Assim é na apelação, cujo julgamento começa com Turma de três Desembargadores (CPC, art. 941, § 2º), embora haja a eventualidade de divergência. Se esta vier a ocorrer, aí sim se amplia o quórum; se não ocorrer, termina o julgamento com os três Julgadores que o iniciaram.

Diante de tal clareza, mesmo assim há vozes destoantes, encartadas no Enunciado 137 -CJF[1], que  pretendem que nos embargos de declaração seja diferente: haja quórum ampliado, mesmo não havendo divergência, mas unanimidade.

Tal pretensão despreza a necessária coerência do sistema, como se fosse possível enfiar a roda maior na menor, tornando um embargo de declaração, menor e de restritíssimos pré-requisitos e efeitos, em apelação, maior e de vastíssimos efeitos ordinários de reforma da decisão anterior.

Em suma, quanto ao ponto: não há quórum ampliado em julgamento de embargos de declaração se ou enquanto não surgir divergência na Turma habitual de três Desembargadores.

E não é só.

Não será toda e qualquer divergência em julgamento de embargos que há de levar à necessidade de ampliar o quórum.

É preciso que o voto divergente seja capaz de alterar o julgamento primeiro da apelação. Se o voto divergente, ao invés disso, simplesmente for para acolher os embargos para sanar obscuridade ou contradição, ou suprir omissão, sem modificar o que restou decidido anteriormente na apelação, não há quórum estendido, porque, neste caso, o embargo, mesmo provido, não terá efeito infringente.

Do quanto exposto, têm-se as seguintes conclusões no plano teórico: a) não há, no direito processual civil brasileiro, assentada de julgamento de embargos declaratórios que se inicie já com o quórum ampliado do art. 942 do CPC; b) se, durante o julgamento, surgir voto divergente, satisfaz-se a primeira condição necessária à ampliação do quórum: a própria divergência; c) só a divergência não basta, porém, pois o voto divergente deve ter a aptidão de alterar o anterior julgamento da apelação, dando aos embargos, pois, efeitos infringentes; d) se o voto divergente, contudo, conhece e acolhe os embargos, apenas reconhecendo contradição, obscuridade, omissão ou erro no acórdão embargado, mas declaradamente esses vícios não são capazes de alterar o julgamento anterior da apelação, faltando-lhes, portanto, efeitos infringentes, aí não se convoca o quórum ampliado.

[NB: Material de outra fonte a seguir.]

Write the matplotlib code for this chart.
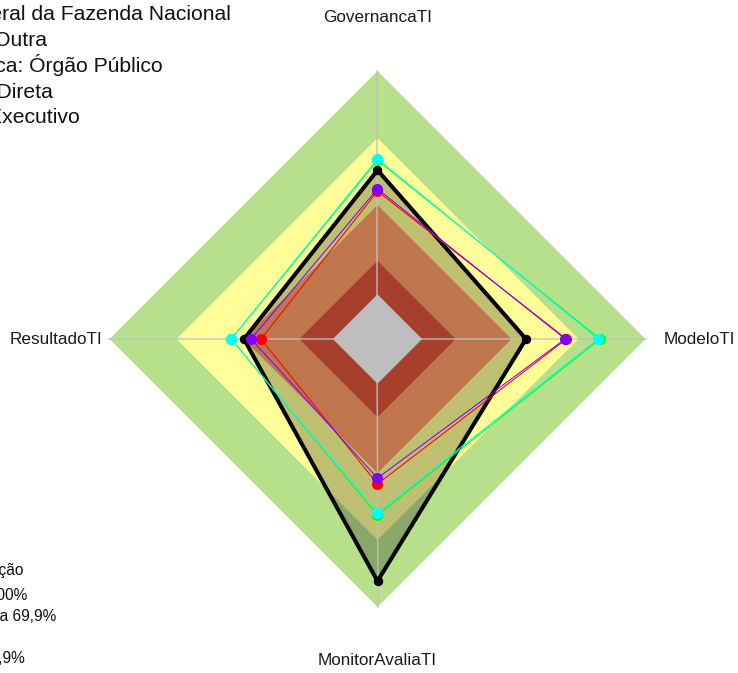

A jurisprudência do Superior Tribunal de Justiça é monolítica e absolutamente uniforme com essa diretriz: “O procedimento do art. 942 do CPC/2015 aplica-se nos embargos de declaração opostos ao acórdão de apelação quando o voto vencido nascido apenas nos embargos for suficiente a alterar o resultado primitivo da apelação, independentemente do desfecho não unânime dos declaratórios (se rejeitados ou se acolhidos, com ou sem efeito modificativo), em razão do efeito integrativo deste recurso.”[2] E há precedentes[3].

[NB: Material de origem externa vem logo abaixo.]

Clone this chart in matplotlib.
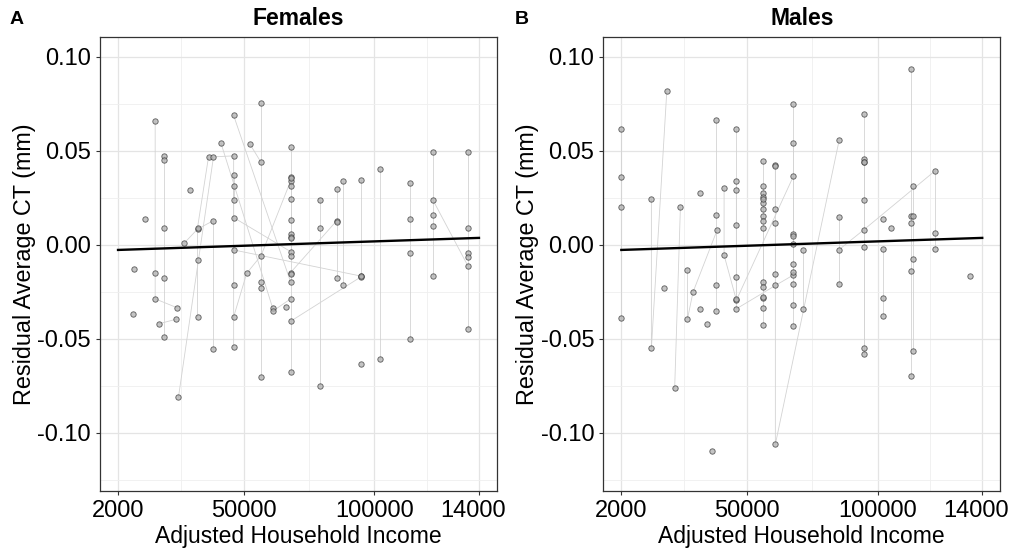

Por sua vez, Fredie Didier Jr. e Leonardo Carneiro da Cunha ensinam da mesma maneira: “o art. 942 do CPC somente incide se o julgamento dos embargos de declaração for não unânime e implicar alteração do resultado do julgamento anterior.”[4]

Jurisprudência e doutrina, assim tão contundente quanto harmonicamente coerente, têm sido reiterada com clareza didática pelo Superior Tribunal de Justiça, a rechaçar o posicionamento de que embargos de declaração devam ser julgados com quórum ampliado, indistintamente, quando julgamento anterior assim o for.

Pretensões assim tão despropositadas, que atingem as fronteiras do completo despautério jurídico-processual, certamente tiveram alguma inspiração, mas, também certamente, hão de ter graves consequências.

 

[1] Se o recurso do qual se originou a decisão embargada comportou a aplicação da técnica do art. 942 do CPC, os declaratórios eventualmente opostos serão julgados com a composição ampliada.

[2] STJ, REsp 1.786.158, Ministra Nancy Andrighi, 3ª T., j. 25/8/20, DJE 1/9/20

[3] STJ, REsp 1.910.317, Ministro Antonio Carlos Ferreira, 4ª T., DJe 11/3/21; AgInt nos EDcl no REsp 1.856.141, Ministro Ricardo Villas Bôas Cueva, 3ª T.,  DJe 22/11/21; AgInt no REsp 1.863.967, Ministro Moura Ribeiro, 3ª T., DJe 19/8/21; Ag Int no REsp 1.534.327, Ministra Nancy Andrighi, 3ª T.,  DJe 28/10/21. [3]

[4]  (DIDIER JR, Fredie; CUNHA, Leonardo Carneiro da. Curso de direito processual civil. 15. ed. v. 3. Salvador: Jus Podivm, 2018, pág. 99).